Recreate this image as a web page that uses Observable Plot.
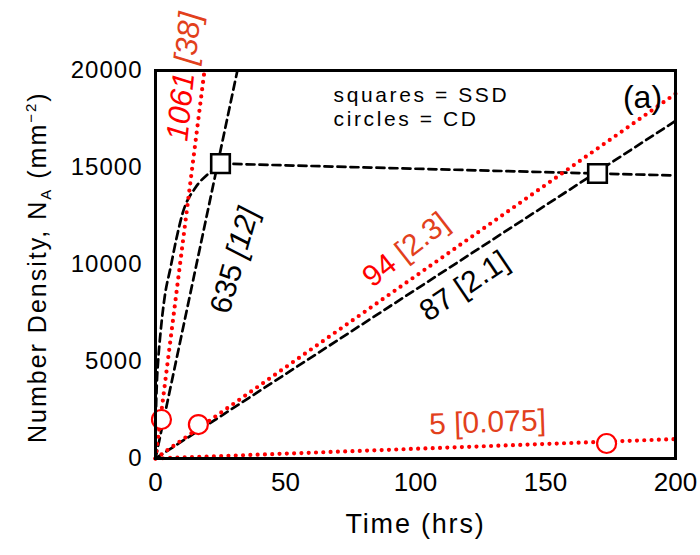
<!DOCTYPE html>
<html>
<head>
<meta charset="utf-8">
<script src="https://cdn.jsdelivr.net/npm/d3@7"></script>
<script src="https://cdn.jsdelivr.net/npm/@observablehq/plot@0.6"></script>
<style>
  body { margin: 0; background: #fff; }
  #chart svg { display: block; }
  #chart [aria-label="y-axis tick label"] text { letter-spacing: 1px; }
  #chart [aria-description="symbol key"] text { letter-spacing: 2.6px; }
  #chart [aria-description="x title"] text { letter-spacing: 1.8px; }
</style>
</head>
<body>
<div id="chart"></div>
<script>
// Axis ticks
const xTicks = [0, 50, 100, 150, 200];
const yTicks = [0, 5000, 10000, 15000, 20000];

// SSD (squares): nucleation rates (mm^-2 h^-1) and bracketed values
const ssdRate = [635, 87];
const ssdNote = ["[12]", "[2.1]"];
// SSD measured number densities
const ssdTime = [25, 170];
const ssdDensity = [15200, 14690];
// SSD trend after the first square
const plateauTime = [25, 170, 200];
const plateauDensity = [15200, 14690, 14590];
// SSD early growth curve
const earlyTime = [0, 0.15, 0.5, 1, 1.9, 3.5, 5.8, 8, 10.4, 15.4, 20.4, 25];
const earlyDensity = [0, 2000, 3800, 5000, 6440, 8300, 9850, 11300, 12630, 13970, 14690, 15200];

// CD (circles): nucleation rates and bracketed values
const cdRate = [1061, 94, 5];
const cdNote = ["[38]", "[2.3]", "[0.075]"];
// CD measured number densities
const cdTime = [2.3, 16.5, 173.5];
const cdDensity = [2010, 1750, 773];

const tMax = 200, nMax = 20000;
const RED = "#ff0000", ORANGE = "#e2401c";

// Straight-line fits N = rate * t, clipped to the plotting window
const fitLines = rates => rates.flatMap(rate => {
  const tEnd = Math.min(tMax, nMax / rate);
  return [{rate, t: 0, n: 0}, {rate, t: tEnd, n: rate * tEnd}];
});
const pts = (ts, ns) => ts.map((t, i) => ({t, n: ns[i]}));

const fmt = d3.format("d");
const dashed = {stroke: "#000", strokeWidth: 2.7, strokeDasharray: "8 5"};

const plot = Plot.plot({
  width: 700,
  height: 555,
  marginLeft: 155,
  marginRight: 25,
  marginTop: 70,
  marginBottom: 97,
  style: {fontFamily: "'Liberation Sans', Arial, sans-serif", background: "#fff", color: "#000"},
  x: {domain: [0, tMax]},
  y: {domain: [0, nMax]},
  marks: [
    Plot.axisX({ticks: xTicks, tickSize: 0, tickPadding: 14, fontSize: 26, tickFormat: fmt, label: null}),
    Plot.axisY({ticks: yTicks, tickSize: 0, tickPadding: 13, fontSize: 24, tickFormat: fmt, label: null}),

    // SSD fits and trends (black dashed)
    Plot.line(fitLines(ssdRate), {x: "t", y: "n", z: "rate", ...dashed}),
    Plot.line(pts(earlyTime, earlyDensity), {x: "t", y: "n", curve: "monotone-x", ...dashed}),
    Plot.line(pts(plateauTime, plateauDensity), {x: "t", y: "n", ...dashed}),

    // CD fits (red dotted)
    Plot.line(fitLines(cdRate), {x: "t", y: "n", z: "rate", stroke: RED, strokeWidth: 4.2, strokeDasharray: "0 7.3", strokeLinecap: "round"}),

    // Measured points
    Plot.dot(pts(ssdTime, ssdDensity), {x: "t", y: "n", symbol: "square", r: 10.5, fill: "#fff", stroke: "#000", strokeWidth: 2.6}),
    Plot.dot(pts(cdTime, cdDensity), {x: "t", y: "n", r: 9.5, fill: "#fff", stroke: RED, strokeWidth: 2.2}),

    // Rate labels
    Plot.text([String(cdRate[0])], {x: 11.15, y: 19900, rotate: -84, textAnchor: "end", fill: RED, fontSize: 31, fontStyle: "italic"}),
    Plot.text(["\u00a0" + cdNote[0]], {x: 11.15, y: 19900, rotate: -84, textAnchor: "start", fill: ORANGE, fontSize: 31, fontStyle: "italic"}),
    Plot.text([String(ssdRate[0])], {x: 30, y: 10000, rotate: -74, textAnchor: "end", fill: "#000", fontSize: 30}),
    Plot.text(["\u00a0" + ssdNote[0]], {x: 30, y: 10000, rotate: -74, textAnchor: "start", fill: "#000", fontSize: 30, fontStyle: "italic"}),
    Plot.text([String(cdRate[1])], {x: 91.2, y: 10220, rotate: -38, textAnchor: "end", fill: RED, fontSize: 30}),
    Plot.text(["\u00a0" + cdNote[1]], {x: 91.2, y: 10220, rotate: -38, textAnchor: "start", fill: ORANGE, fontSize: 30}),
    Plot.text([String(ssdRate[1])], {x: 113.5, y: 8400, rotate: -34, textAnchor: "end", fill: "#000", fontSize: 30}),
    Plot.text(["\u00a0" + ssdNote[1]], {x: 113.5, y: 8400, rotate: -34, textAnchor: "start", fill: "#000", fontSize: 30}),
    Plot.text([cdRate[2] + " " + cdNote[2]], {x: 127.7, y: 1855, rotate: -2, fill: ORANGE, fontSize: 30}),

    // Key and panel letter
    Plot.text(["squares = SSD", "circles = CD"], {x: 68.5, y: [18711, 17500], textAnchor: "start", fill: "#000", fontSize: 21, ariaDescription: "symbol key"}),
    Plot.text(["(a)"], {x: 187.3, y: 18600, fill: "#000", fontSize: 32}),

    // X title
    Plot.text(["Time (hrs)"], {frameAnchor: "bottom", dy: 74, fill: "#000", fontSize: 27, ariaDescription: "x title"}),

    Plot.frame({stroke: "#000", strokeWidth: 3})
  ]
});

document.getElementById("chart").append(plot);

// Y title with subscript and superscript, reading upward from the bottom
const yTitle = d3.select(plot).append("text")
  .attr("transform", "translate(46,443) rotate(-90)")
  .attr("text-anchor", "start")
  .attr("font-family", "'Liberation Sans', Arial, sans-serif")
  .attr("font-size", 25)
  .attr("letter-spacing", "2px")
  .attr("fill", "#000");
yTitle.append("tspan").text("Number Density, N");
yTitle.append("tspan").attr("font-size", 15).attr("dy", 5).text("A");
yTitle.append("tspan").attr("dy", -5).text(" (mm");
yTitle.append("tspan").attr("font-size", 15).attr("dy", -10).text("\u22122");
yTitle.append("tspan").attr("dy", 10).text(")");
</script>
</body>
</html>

--

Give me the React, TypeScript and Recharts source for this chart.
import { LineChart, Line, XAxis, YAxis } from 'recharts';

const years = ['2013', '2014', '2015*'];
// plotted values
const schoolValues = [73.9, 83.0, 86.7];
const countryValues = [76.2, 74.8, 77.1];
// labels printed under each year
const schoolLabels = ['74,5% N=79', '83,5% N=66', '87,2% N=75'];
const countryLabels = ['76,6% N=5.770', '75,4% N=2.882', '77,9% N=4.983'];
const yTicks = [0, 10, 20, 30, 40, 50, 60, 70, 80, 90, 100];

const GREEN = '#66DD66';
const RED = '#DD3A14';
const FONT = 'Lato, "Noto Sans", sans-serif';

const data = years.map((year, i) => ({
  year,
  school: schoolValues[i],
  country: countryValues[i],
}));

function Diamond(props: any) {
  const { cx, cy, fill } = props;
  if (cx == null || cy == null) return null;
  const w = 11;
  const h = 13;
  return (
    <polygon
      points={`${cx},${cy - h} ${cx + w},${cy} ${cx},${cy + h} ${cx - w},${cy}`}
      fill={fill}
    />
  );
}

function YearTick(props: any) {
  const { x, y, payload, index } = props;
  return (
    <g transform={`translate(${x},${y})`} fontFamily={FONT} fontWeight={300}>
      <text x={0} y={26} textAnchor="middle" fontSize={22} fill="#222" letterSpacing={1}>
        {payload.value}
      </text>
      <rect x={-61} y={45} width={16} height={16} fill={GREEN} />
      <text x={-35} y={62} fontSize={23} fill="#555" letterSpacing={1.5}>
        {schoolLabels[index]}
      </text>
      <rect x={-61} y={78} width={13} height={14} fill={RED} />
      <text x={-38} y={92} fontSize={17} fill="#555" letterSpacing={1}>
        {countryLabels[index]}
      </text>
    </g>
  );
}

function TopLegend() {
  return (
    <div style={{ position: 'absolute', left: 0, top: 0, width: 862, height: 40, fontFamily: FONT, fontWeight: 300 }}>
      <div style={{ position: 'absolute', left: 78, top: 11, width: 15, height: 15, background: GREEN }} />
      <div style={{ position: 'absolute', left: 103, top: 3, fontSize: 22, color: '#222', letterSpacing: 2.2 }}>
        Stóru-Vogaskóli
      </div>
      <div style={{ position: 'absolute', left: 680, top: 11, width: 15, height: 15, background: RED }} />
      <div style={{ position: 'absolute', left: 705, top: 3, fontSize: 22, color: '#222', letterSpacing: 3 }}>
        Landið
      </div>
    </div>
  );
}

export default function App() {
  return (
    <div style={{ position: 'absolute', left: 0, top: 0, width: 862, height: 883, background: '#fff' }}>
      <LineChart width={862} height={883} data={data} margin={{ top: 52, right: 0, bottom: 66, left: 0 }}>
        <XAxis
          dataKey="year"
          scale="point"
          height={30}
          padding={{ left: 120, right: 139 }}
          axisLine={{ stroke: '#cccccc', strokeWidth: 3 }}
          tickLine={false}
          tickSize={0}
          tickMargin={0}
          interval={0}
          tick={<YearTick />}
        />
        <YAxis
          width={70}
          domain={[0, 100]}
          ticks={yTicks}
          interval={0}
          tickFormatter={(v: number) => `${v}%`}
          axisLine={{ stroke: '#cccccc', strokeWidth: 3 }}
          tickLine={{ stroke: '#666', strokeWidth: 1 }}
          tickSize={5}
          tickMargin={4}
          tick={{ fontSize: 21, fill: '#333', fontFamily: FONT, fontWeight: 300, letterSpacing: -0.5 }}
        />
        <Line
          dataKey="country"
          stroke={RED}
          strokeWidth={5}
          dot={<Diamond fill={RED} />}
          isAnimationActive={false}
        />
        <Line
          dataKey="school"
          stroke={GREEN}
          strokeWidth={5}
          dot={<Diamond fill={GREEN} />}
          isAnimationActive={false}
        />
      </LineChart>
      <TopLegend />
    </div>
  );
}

==

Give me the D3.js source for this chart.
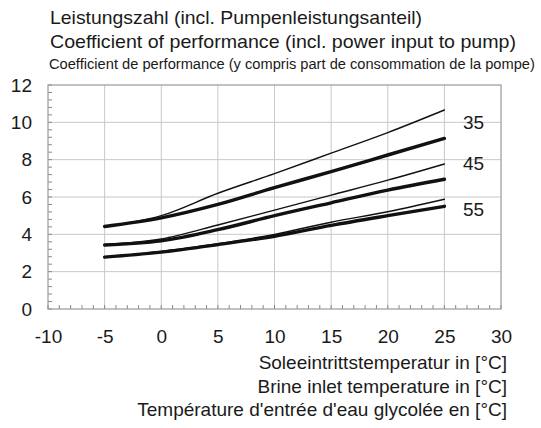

→ **DIRECTIONS**
Your task is to collect every line above that contains the word "Give".

→ **THE RESULT**
Give me the React, TypeScript and Recharts source for this chart.
Give me the D3.js source for this chart.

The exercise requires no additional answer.